Prompt:
Your task is to reproduce, verbatim and without pictures, the lines from the opening of the listing through the line containing "(td) at (1329,41)".

— START OF Data excerpt —

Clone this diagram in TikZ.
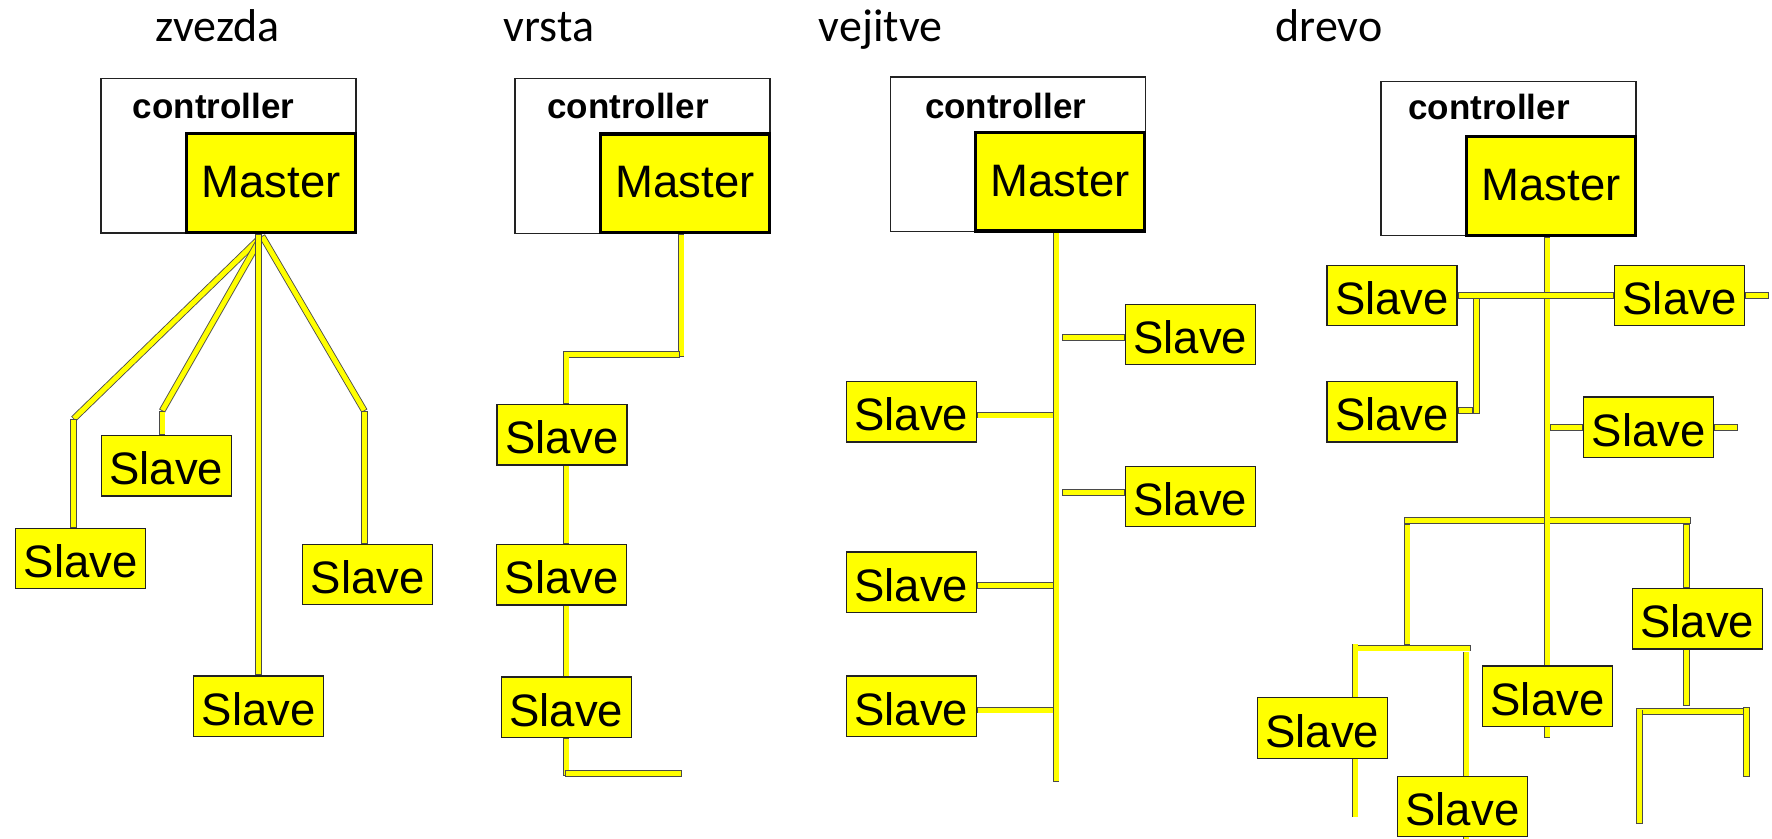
\documentclass[tikz,border=0pt]{standalone}
\usepackage{fontspec}
\setmainfont{Liberation Sans}
\newfontfamily\titlefont{Carlito}
\usetikzlibrary{backgrounds}
\definecolor{busyellow}{HTML}{FFFF00}
\definecolor{barline}{HTML}{4A4A4A}
\definecolor{boxline}{HTML}{222222}

\tikzset{
  bar/.style={draw=barline, line width=0.85pt, double=busyellow, double distance=5pt,
    line cap=rect, shorten >=3.35pt, shorten <=3.35pt},
  slave/.style={draw=boxline, line width=1.3pt, fill=busyellow, inner sep=0pt,
    minimum width=130pt, minimum height=60.5pt, text height=38pt, text depth=0pt,
    font=\fontsize{45.5}{50}\selectfont},
  master/.style={draw=black, line width=3.2pt, fill=busyellow, inner sep=0pt,
    minimum width=169pt, minimum height=98.5pt, text height=28.6pt, text depth=0pt,
    font=\fontsize{45.5}{50}\selectfont},
  ctrlbox/.style={draw=boxline, line width=1.3pt, fill=white, inner sep=0pt,
    minimum width=255pt, minimum height=154.5pt},
  ctrltext/.style={font=\fontsize{35}{40}\selectfont\bfseries, anchor=base, inner sep=0pt},
  title/.style={font=\titlefont\fontsize{46}{50}\selectfont, anchor=base, inner sep=0pt},
}

\begin{document}
\begin{tikzpicture}[x=1pt,y=-1pt]
\useasboundingbox (0,0) rectangle (1772,838);

% ---------- titles ----------
\node[title] (tz) at (217.5,41) {zvezda};
\node[title] (tv) at (549,41) {vrsta};
\node[title] (tj) at (880.5,41) {vejitve};
\node[title] (td) at (1329,41) {drevo};

% ---------- controllers with master ----------
\node[ctrlbox] (zC) at (228.5,155.8) {};
\node[ctrlbox] (vC) at (642.5,156) {};
\node[ctrlbox] (jC) at (1017.7,154.2) {};
\node[ctrlbox] (dC) at (1508.4,158.4) {};
\node[ctrltext] (zCt) at (213.5,118.3) {controller};
\node[ctrltext] (vCt) at (628,118.3) {controller};
\node[ctrltext] (jCt) at (1005.7,118.3) {controller};
\node[ctrltext] (dCt) at (1489,119.5) {controller};
\node[master] (zM) at (271,183) {Master};
\node[master] (vM) at (685,183.3) {Master};
\node[master] (jM) at (1060.3,181.7) {Master};
\node[master] (dM) at (1551.2,185.9) {Master};

% ---------- star: slaves ----------
\node[slave] (zA) at (80.7,558.5) {Slave};
\node[slave] (zB) at (166.2,465.8) {Slave};
\node[slave] (zR) at (367.8,574.5) {Slave};
\node[slave] (zD) at (258.8,706.2) {Slave};

% ---------- line: slaves ----------
\node[slave] (v1) at (562,434.7) {Slave};
\node[slave] (v2) at (561.8,574.7) {Slave};
\node[slave] (v3) at (566.3,707.3) {Slave};

% ---------- bus with branches: slaves ----------
\node[slave] (jr1) at (1190.2,334.5) {Slave};
\node[slave] (jr2) at (1190.2,496.5) {Slave};
\node[slave] (jl1) at (911.3,411.7) {Slave};
\node[slave] (jl2) at (911.3,582.2) {Slave};
\node[slave] (jl3) at (911.3,706.3) {Slave};

% ---------- tree: slaves ----------
\node[slave] (dTL) at (1392.1,295.5) {Slave};
\node[slave] (dTR) at (1679.5,295.5) {Slave};
\node[slave] (dML) at (1392.1,411.8) {Slave};
\node[slave] (dMR) at (1648.8,427.3) {Slave};
\node[slave] (dR) at (1697.2,618.6) {Slave};
\node[slave] (dCn) at (1547.5,696.2) {Slave};
\node[slave] (dLL) at (1322.3,728) {Slave};
\node[slave] (dLR) at (1462.4,806.5) {Slave};

\begin{scope}[on background layer]
\fill[white] (0,0) rectangle (1772,838);

% ----- star cables -----
\coordinate (zhub) at (262,236);
\coordinate (zkA) at (73.5,419);
\coordinate (zkB) at (162,411);
\coordinate (zkR) at (364.5,411);
\draw[bar] (zhub) -- (zkA);
\draw[bar] (zkA) -- (zkA |- zA.north);
\draw[bar] (zhub) -- (zkB);
\draw[bar] (zkB) -- (zkB |- zB.north);
\draw[bar] (zhub) -- (zkR);
\draw[bar] (zkR) -- (zkR |- zR.north);
\draw[bar] (zD.north |- zM.south) -- (zD.north);

% ----- line cables -----
\coordinate (vk1) at (681,356.7);
\coordinate (vh1) at (566,354.5);
\coordinate (vh2) at (680,354.5);
\coordinate (vk2) at (566,351);
\coordinate (vend) at (566,775.5);
\coordinate (vt1) at (565.3,773.8);
\coordinate (vt2) at (681.7,773.8);
\draw[bar] (vk1 |- vM.south) -- (vk1);
\draw[bar] (vh1) -- (vh2);
\draw[bar] (vk2) -- (vk2 |- v1.north);
\draw[bar] (vk2 |- v1.south) -- (vk2 |- v2.north);
\draw[bar] (vk2 |- v2.south) -- (vk2 |- v3.north);
\draw[bar] (vk2 |- v3.south) -- (vend);
\draw[bar] (vt1) -- (vt2);

% ----- bus with branches -----
\coordinate (jb) at (1056,781.7);
\coordinate (js1) at (1062.3,337.7);
\coordinate (js2) at (1062.3,492.7);
\coordinate (jt1) at (1054.3,415);
\coordinate (jt2) at (1054.3,585.3);
\coordinate (jt3) at (1054.3,710);
\draw[bar] (jb |- jM.south) -- (jb);
\draw[bar] (js1) -- (js1 -| jr1.west);
\draw[bar] (js2) -- (js2 -| jr2.west);
\draw[bar] (jt1 -| jl1.east) -- (jt1);
\draw[bar] (jt2 -| jl2.east) -- (jt2);
\draw[bar] (jt3 -| jl3.east) -- (jt3);

% ----- tree -----
\coordinate (dh1) at (1404.2,520.4);
\coordinate (dh2) at (1691.3,520.4);
\coordinate (dtr) at (1547,737.6);
\coordinate (dTe) at (1769.3,295.5);
\coordinate (dk) at (1473,410.7);
\coordinate (db1) at (1476.7,298);
\coordinate (db2) at (1476.7,414);
\coordinate (dms) at (1550.2,427.3);
\coordinate (dme) at (1738.2,427.3);
\coordinate (dl1) at (1407,524);
\coordinate (dl2) at (1407,644.5);
\coordinate (dr1) at (1686.6,524);
\coordinate (dr2) at (1686.6,706);
\coordinate (dq1) at (1636.3,711.5);
\coordinate (dq2) at (1749.7,711.5);
\coordinate (dq3) at (1639.7,709.5);
\coordinate (dq4) at (1639.7,824.2);
\coordinate (dq5) at (1746.3,707);
\coordinate (dq6) at (1746.3,777.3);
\coordinate (dp1) at (1352,648);
\coordinate (dp2) at (1470.7,648);
\coordinate (dp3) at (1355,643.6);
\coordinate (dp4) at (1355,817.4);
\coordinate (dp5) at (1466,651.5);
\coordinate (dp6) at (1466,845);
\draw[bar] (dh1) -- (dh2);
\draw[bar] (dtr |- dM.south) -- (dtr);
\draw[bar] (dTL.east) -- (dTR.west);
\draw[bar] (dTR.east) -- (dTe);
\draw[bar] (dk -| dML.east) -- (dk);
\draw[bar] (db1) -- (db2);
\draw[bar] (dms) -- (dMR.west);
\draw[bar] (dMR.east) -- (dme);
\draw[bar] (dl1) -- (dl2);
\draw[bar] (dr1) -- (dr1 |- dR.north);
\draw[bar] (dr1 |- dR.south) -- (dr2);
\draw[bar] (dq1) -- (dq2);
\draw[bar] (dq3) -- (dq4);
\draw[bar] (dq5) -- (dq6);
\draw[bar] (dp1) -- (dp2);
\draw[bar] (dp3) -- (dp4);
\draw[bar] (dp5) -- (dp6);
\end{scope}
\end{tikzpicture}
\end{document}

— END OF Data excerpt —

Written response:
Clone this diagram in TikZ.
\documentclass[tikz,border=0pt]{standalone}
\usepackage{fontspec}
\setmainfont{Liberation Sans}
\newfontfamily\titlefont{Carlito}
\usetikzlibrary{backgrounds}
\definecolor{busyellow}{HTML}{FFFF00}
\definecolor{barline}{HTML}{4A4A4A}
\definecolor{boxline}{HTML}{222222}

\tikzset{
  bar/.style={draw=barline, line width=0.85pt, double=busyellow, double distance=5pt,
    line cap=rect, shorten >=3.35pt, shorten <=3.35pt},
  slave/.style={draw=boxline, line width=1.3pt, fill=busyellow, inner sep=0pt,
    minimum width=130pt, minimum height=60.5pt, text height=38pt, text depth=0pt,
    font=\fontsize{45.5}{50}\selectfont},
  master/.style={draw=black, line width=3.2pt, fill=busyellow, inner sep=0pt,
    minimum width=169pt, minimum height=98.5pt, text height=28.6pt, text depth=0pt,
    font=\fontsize{45.5}{50}\selectfont},
  ctrlbox/.style={draw=boxline, line width=1.3pt, fill=white, inner sep=0pt,
    minimum width=255pt, minimum height=154.5pt},
  ctrltext/.style={font=\fontsize{35}{40}\selectfont\bfseries, anchor=base, inner sep=0pt},
  title/.style={font=\titlefont\fontsize{46}{50}\selectfont, anchor=base, inner sep=0pt},
}

\begin{document}
\begin{tikzpicture}[x=1pt,y=-1pt]
\useasboundingbox (0,0) rectangle (1772,838);

% ---------- titles ----------
\node[title] (tz) at (217.5,41) {zvezda};
\node[title] (tv) at (549,41) {vrsta};
\node[title] (tj) at (880.5,41) {vejitve};
\node[title] (td) at (1329,41) {drevo};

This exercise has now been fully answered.